Before I departed for Japan, I went to the Japanese embassy in London to collect my visa and asked for posters of Kyoto to take to hang in my new office there. The attendant was able to give me only one as stocks were low. It pictured a beautiful temple pagoda in Kyoto, the city of 30,000 temples and shrines, at Cherry Blossom viewing time. I was excited at the prospect. So, I duly packed up my 2 suitcases and embarked on my journey. I knew it was right though most people tried to dissuade me from making such an upheaval in my life at my age.
I was in fact tuned into something amazing, because almost as soon as I arrived, I was connected to my Dharma Master, who had inherited the Dharma Stream from Kukai in an unbroken succession. I encountered the Nirvana teachings, the last teachings of the Buddha, and my final destination! Then I soon discovered that the beautiful temple poster I had been given was of Daigo-ji Monastery in Kyoto, founded by Kukai, who I had never heard of before leaving Britain, and that my new Dharma Master had completed all his spiritual training there!

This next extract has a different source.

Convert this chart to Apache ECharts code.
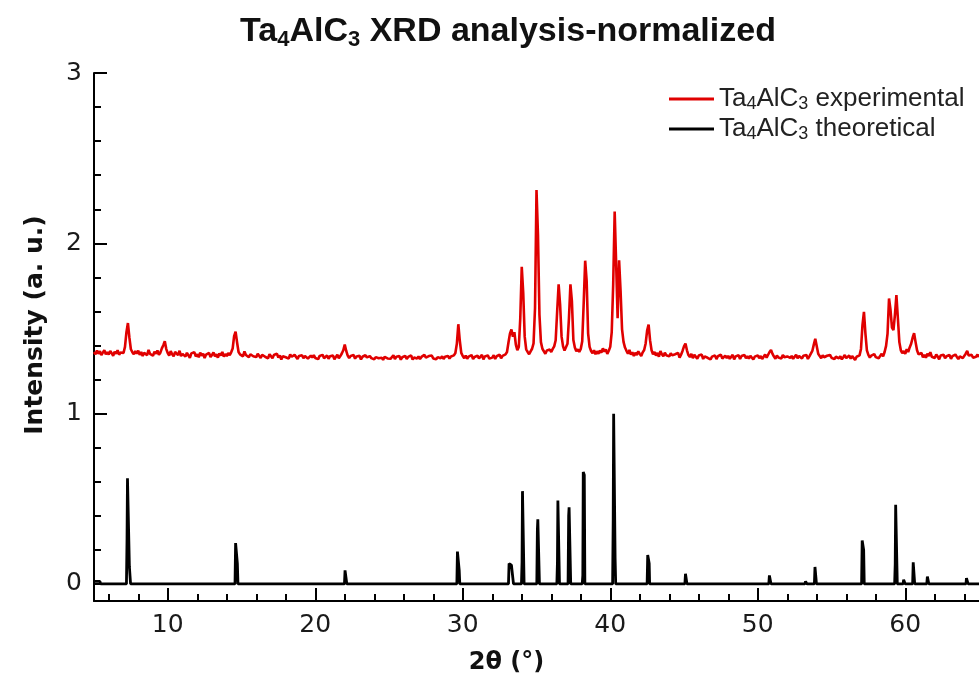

Everything is planned if you can fine tune your higher self and listen to the Dharma!
Finally, our future lives are important in Buddhist practice because of our karma. Everything we do, think or say now, in this moment, will affect our future existences. If we cultivate the Bodhi mind now, if we nurture our aspiration to find Nirvana as quickly as possible, we are creating wonderful conditions for our future, as well as the future of all sentient beings. If we bring all the contacts we have ever made, in our daily life, in our dreams, in our imagination, into our meditations; if we take them all with us on our way with loving thoughts, then we can change the destiny of thousands. All those diamonds in their various states of defilement and dirtiness can be purified and polished with our compassion, for they are just a reflection of ourselves.
The generating of such a glorious Bodhi energy starts with our own seed of enlightenment. We need look no further than our own mind and controlling it. Santideva, an 8th century Buddhist monk and poet, in the Bodhicaryavatara, one of the greatest Bodhi texts, says:
Rutting elephants roaming wild do not cause as much devastation in this world as the roaming elephant, the mind, let free, creates in Avici and other hells.
But if the roaming elephant, the mind, is tethered on every side by the cord of mindfulness, every danger subsides, complete prosperity ensues.
The secular? The sacred? Which path do you choose? Will you tiptoe into the mystical pool?